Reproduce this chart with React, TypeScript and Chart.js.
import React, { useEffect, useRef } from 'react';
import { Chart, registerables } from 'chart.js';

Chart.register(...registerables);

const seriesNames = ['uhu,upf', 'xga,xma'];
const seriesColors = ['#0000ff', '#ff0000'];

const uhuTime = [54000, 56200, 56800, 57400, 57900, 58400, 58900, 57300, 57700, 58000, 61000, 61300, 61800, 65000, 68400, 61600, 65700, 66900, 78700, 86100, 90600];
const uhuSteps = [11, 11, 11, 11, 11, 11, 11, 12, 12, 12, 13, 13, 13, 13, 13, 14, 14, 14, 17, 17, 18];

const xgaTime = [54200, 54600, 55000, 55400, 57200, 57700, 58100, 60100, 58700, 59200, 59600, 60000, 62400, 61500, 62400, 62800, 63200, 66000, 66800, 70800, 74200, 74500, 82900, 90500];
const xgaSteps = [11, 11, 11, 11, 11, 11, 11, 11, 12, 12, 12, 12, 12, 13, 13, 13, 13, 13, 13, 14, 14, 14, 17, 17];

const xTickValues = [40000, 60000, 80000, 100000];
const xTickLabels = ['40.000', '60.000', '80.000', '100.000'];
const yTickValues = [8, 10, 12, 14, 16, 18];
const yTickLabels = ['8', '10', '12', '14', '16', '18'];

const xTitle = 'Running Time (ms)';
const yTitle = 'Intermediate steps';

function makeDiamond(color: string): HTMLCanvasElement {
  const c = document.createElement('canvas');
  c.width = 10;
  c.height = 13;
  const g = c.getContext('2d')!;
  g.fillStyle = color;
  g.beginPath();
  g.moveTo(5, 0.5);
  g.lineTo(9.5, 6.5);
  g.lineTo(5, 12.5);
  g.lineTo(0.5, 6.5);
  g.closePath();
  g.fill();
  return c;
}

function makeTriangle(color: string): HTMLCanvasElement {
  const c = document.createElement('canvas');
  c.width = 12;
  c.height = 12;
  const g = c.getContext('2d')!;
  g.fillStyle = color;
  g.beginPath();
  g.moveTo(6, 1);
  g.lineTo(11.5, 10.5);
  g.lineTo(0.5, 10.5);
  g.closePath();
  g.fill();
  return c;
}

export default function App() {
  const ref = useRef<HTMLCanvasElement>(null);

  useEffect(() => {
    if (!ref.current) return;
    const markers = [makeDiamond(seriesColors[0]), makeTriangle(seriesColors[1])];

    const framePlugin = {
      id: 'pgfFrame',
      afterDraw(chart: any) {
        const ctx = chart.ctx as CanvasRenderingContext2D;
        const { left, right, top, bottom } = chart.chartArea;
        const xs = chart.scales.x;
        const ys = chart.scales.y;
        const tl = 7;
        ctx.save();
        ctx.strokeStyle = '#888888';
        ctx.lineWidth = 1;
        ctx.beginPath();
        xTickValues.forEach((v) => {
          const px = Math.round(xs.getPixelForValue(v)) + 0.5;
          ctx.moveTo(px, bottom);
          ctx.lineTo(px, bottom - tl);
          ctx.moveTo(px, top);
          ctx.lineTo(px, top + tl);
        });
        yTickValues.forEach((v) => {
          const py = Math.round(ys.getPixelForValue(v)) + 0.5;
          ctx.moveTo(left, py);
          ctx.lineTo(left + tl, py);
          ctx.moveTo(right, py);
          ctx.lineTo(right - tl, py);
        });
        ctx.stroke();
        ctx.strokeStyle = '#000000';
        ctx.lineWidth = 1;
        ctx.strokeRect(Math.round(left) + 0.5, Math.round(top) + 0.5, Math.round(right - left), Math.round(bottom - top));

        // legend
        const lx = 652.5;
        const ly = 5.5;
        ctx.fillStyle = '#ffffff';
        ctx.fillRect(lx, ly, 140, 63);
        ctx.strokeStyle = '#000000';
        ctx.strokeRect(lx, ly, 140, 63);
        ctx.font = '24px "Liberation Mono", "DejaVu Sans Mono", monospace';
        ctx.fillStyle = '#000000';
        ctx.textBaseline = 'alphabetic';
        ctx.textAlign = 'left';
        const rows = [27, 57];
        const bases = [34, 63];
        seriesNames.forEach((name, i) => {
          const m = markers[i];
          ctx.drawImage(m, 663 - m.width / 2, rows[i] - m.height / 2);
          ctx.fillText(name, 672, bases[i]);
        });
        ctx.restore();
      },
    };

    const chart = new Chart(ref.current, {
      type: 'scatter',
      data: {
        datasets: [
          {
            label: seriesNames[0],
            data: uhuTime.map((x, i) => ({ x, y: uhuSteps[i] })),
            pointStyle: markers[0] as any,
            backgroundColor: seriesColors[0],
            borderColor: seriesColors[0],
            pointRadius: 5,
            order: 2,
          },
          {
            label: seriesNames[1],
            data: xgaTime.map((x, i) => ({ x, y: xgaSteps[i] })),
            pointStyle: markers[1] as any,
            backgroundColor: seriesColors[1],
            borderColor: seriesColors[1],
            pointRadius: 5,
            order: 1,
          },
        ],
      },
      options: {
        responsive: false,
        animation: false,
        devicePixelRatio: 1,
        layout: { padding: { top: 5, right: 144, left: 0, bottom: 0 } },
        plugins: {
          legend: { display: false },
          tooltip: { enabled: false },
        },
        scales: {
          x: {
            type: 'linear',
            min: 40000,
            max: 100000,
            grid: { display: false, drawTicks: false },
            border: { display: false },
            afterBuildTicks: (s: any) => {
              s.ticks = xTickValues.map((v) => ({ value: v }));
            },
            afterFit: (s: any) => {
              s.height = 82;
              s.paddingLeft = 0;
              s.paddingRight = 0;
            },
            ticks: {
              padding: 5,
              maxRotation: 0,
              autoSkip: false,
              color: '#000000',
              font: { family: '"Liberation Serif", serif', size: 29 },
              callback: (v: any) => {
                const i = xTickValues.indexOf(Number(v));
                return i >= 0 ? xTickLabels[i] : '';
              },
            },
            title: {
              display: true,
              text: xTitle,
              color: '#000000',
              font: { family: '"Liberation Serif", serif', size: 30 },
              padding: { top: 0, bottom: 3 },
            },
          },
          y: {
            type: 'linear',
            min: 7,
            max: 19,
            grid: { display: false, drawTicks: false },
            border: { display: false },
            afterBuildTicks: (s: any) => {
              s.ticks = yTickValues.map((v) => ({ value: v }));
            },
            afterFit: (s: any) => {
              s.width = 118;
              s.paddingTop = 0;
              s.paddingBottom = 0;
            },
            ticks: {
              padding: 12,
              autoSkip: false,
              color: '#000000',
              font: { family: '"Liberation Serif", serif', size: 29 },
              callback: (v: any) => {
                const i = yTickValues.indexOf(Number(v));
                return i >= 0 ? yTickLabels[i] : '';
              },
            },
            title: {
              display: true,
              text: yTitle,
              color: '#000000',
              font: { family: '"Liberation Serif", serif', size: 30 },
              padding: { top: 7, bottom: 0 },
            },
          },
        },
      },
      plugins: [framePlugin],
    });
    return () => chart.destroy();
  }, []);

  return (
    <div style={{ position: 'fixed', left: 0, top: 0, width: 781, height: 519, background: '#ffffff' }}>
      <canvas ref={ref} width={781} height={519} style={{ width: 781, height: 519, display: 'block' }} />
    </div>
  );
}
+++
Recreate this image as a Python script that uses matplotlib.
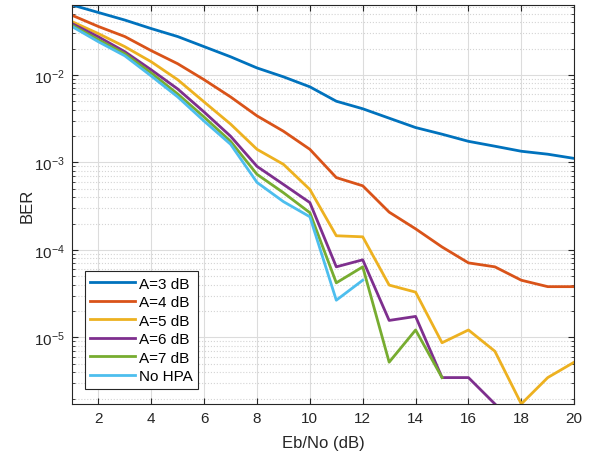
+++
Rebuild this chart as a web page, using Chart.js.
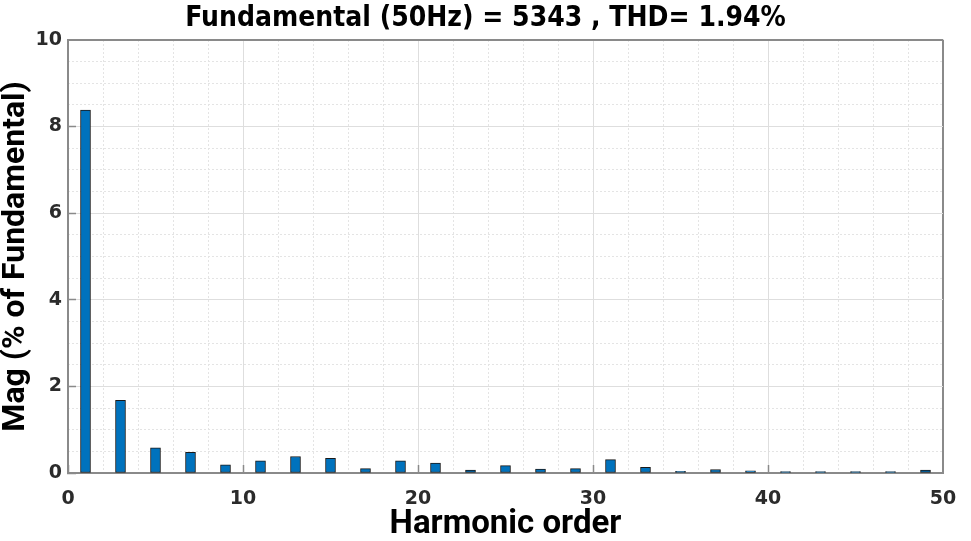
+++
**Problem:** Transcribe, word for word, every line from the line with "Reproduce this chart" to the line with "const seriesColors = ['#0000ff', '#ff0000'];", inclusive, and output nothing else.

**Complete answer:**
Reproduce this chart with React, TypeScript and Chart.js.
import React, { useEffect, useRef } from 'react';
import { Chart, registerables } from 'chart.js';

Chart.register(...registerables);

const seriesNames = ['uhu,upf', 'xga,xma'];
const seriesColors = ['#0000ff', '#ff0000'];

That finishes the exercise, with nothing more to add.